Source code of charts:
□ □ □ □ □ □ □
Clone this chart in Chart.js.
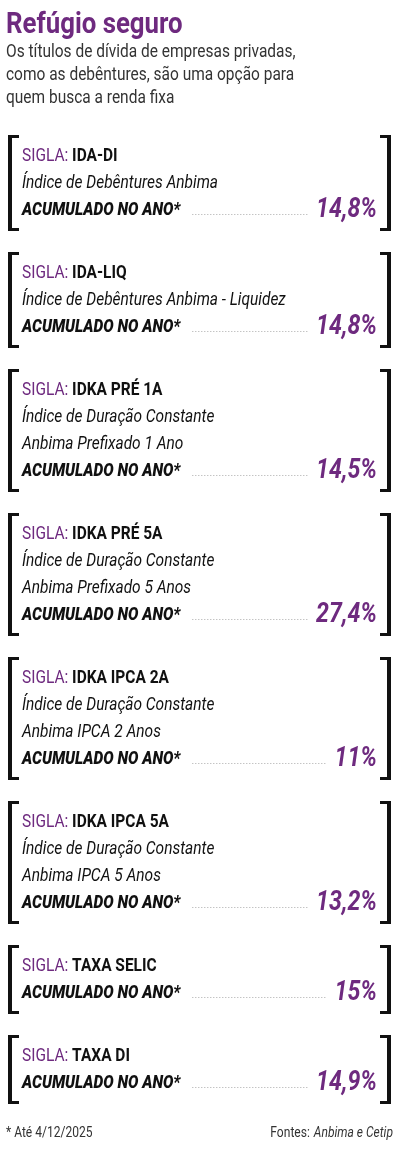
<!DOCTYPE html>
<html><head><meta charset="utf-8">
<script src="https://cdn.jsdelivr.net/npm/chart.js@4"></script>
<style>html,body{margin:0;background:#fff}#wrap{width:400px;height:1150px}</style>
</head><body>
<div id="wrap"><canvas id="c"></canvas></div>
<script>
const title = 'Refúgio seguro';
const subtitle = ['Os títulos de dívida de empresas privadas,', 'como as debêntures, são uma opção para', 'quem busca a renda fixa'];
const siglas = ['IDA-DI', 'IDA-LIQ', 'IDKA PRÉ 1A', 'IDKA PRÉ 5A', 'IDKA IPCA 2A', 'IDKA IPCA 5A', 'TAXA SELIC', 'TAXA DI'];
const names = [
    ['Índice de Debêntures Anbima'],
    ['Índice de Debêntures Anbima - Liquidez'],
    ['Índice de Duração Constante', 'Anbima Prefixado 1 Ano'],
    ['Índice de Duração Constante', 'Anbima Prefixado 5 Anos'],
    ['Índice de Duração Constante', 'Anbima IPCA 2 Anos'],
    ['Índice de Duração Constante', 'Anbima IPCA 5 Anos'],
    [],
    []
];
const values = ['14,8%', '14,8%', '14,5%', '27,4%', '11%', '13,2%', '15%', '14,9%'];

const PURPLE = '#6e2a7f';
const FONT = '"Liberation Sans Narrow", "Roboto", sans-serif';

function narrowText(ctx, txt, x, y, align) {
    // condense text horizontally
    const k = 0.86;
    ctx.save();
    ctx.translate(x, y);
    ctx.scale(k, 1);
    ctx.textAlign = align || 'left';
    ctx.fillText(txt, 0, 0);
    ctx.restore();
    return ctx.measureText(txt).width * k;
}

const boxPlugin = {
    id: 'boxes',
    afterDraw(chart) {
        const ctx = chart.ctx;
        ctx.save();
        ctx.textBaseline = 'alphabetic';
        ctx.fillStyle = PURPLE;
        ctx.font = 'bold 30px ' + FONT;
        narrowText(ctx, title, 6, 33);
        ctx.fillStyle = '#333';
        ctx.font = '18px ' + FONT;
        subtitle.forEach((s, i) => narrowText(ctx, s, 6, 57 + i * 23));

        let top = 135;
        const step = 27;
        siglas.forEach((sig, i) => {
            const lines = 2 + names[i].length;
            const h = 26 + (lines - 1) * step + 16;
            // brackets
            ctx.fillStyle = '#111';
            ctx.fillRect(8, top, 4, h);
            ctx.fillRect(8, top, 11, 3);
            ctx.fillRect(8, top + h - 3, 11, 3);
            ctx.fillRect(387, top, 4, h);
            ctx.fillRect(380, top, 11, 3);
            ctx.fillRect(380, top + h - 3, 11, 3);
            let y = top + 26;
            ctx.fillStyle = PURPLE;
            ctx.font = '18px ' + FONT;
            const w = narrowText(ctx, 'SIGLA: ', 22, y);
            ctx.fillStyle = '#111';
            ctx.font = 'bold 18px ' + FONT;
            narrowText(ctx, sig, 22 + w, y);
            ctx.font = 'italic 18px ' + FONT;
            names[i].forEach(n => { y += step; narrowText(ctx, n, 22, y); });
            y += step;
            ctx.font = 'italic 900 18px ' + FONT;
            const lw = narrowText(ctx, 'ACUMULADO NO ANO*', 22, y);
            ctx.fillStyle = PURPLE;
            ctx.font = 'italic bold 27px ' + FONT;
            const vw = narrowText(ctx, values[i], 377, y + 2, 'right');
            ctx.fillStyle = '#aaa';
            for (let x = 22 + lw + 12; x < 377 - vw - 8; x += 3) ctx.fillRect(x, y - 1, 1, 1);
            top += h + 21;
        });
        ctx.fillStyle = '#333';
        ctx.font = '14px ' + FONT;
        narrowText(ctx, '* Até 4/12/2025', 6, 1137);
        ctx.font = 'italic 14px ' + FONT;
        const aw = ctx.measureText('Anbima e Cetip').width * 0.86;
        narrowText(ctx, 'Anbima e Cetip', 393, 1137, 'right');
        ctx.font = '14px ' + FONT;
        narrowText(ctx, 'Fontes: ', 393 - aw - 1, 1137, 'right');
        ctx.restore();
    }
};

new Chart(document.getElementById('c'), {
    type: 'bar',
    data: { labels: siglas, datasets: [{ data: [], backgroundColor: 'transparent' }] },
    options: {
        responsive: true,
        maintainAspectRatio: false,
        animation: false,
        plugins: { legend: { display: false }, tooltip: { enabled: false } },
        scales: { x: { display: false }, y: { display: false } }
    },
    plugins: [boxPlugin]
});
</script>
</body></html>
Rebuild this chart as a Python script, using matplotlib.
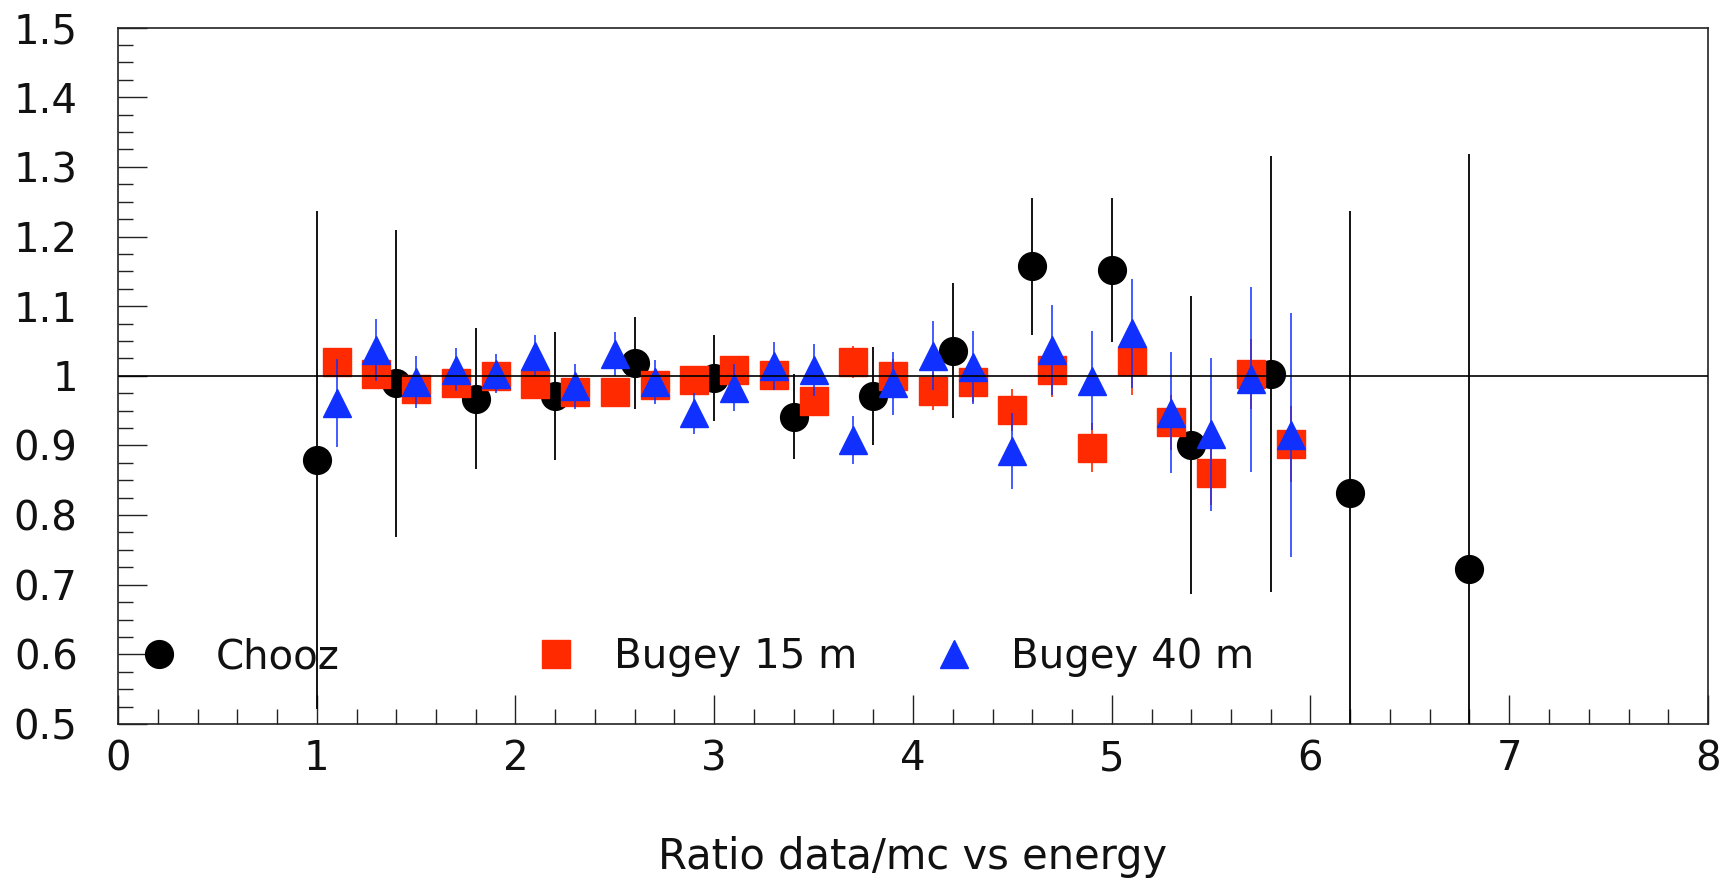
□ □ □ □ □ □ □
EXERCISE GOAL:
Transcribe all of the records above character for character. Exclude the pictures.

RESPONSE TO THIS EXERCISE:
Clone this chart in Chart.js.
<!DOCTYPE html>
<html><head><meta charset="utf-8">
<script src="https://cdn.jsdelivr.net/npm/chart.js@4"></script>
<style>html,body{margin:0;background:#fff}#wrap{width:400px;height:1150px}</style>
</head><body>
<div id="wrap"><canvas id="c"></canvas></div>
<script>
const title = 'Refúgio seguro';
const subtitle = ['Os títulos de dívida de empresas privadas,', 'como as debêntures, são uma opção para', 'quem busca a renda fixa'];
const siglas = ['IDA-DI', 'IDA-LIQ', 'IDKA PRÉ 1A', 'IDKA PRÉ 5A', 'IDKA IPCA 2A', 'IDKA IPCA 5A', 'TAXA SELIC', 'TAXA DI'];
const names = [
    ['Índice de Debêntures Anbima'],
    ['Índice de Debêntures Anbima - Liquidez'],
    ['Índice de Duração Constante', 'Anbima Prefixado 1 Ano'],
    ['Índice de Duração Constante', 'Anbima Prefixado 5 Anos'],
    ['Índice de Duração Constante', 'Anbima IPCA 2 Anos'],
    ['Índice de Duração Constante', 'Anbima IPCA 5 Anos'],
    [],
    []
];
const values = ['14,8%', '14,8%', '14,5%', '27,4%', '11%', '13,2%', '15%', '14,9%'];

const PURPLE = '#6e2a7f';
const FONT = '"Liberation Sans Narrow", "Roboto", sans-serif';

function narrowText(ctx, txt, x, y, align) {
    // condense text horizontally
    const k = 0.86;
    ctx.save();
    ctx.translate(x, y);
    ctx.scale(k, 1);
    ctx.textAlign = align || 'left';
    ctx.fillText(txt, 0, 0);
    ctx.restore();
    return ctx.measureText(txt).width * k;
}

const boxPlugin = {
    id: 'boxes',
    afterDraw(chart) {
        const ctx = chart.ctx;
        ctx.save();
        ctx.textBaseline = 'alphabetic';
        ctx.fillStyle = PURPLE;
        ctx.font = 'bold 30px ' + FONT;
        narrowText(ctx, title, 6, 33);
        ctx.fillStyle = '#333';
        ctx.font = '18px ' + FONT;
        subtitle.forEach((s, i) => narrowText(ctx, s, 6, 57 + i * 23));

        let top = 135;
        const step = 27;
        siglas.forEach((sig, i) => {
            const lines = 2 + names[i].length;
            const h = 26 + (lines - 1) * step + 16;
            // brackets
            ctx.fillStyle = '#111';
            ctx.fillRect(8, top, 4, h);
            ctx.fillRect(8, top, 11, 3);
            ctx.fillRect(8, top + h - 3, 11, 3);
            ctx.fillRect(387, top, 4, h);
            ctx.fillRect(380, top, 11, 3);
            ctx.fillRect(380, top + h - 3, 11, 3);
            let y = top + 26;
            ctx.fillStyle = PURPLE;
            ctx.font = '18px ' + FONT;
            const w = narrowText(ctx, 'SIGLA: ', 22, y);
            ctx.fillStyle = '#111';
            ctx.font = 'bold 18px ' + FONT;
            narrowText(ctx, sig, 22 + w, y);
            ctx.font = 'italic 18px ' + FONT;
            names[i].forEach(n => { y += step; narrowText(ctx, n, 22, y); });
            y += step;
            ctx.font = 'italic 900 18px ' + FONT;
            const lw = narrowText(ctx, 'ACUMULADO NO ANO*', 22, y);
            ctx.fillStyle = PURPLE;
            ctx.font = 'italic bold 27px ' + FONT;
            const vw = narrowText(ctx, values[i], 377, y + 2, 'right');
            ctx.fillStyle = '#aaa';
            for (let x = 22 + lw + 12; x < 377 - vw - 8; x += 3) ctx.fillRect(x, y - 1, 1, 1);
            top += h + 21;
        });
        ctx.fillStyle = '#333';
        ctx.font = '14px ' + FONT;
        narrowText(ctx, '* Até 4/12/2025', 6, 1137);
        ctx.font = 'italic 14px ' + FONT;
        const aw = ctx.measureText('Anbima e Cetip').width * 0.86;
        narrowText(ctx, 'Anbima e Cetip', 393, 1137, 'right');
        ctx.font = '14px ' + FONT;
        narrowText(ctx, 'Fontes: ', 393 - aw - 1, 1137, 'right');
        ctx.restore();
    }
};

new Chart(document.getElementById('c'), {
    type: 'bar',
    data: { labels: siglas, datasets: [{ data: [], backgroundColor: 'transparent' }] },
    options: {
        responsive: true,
        maintainAspectRatio: false,
        animation: false,
        plugins: { legend: { display: false }, tooltip: { enabled: false } },
        scales: { x: { display: false }, y: { display: false } }
    },
    plugins: [boxPlugin]
});
</script>
</body></html>
Rebuild this chart as a Python script, using matplotlib.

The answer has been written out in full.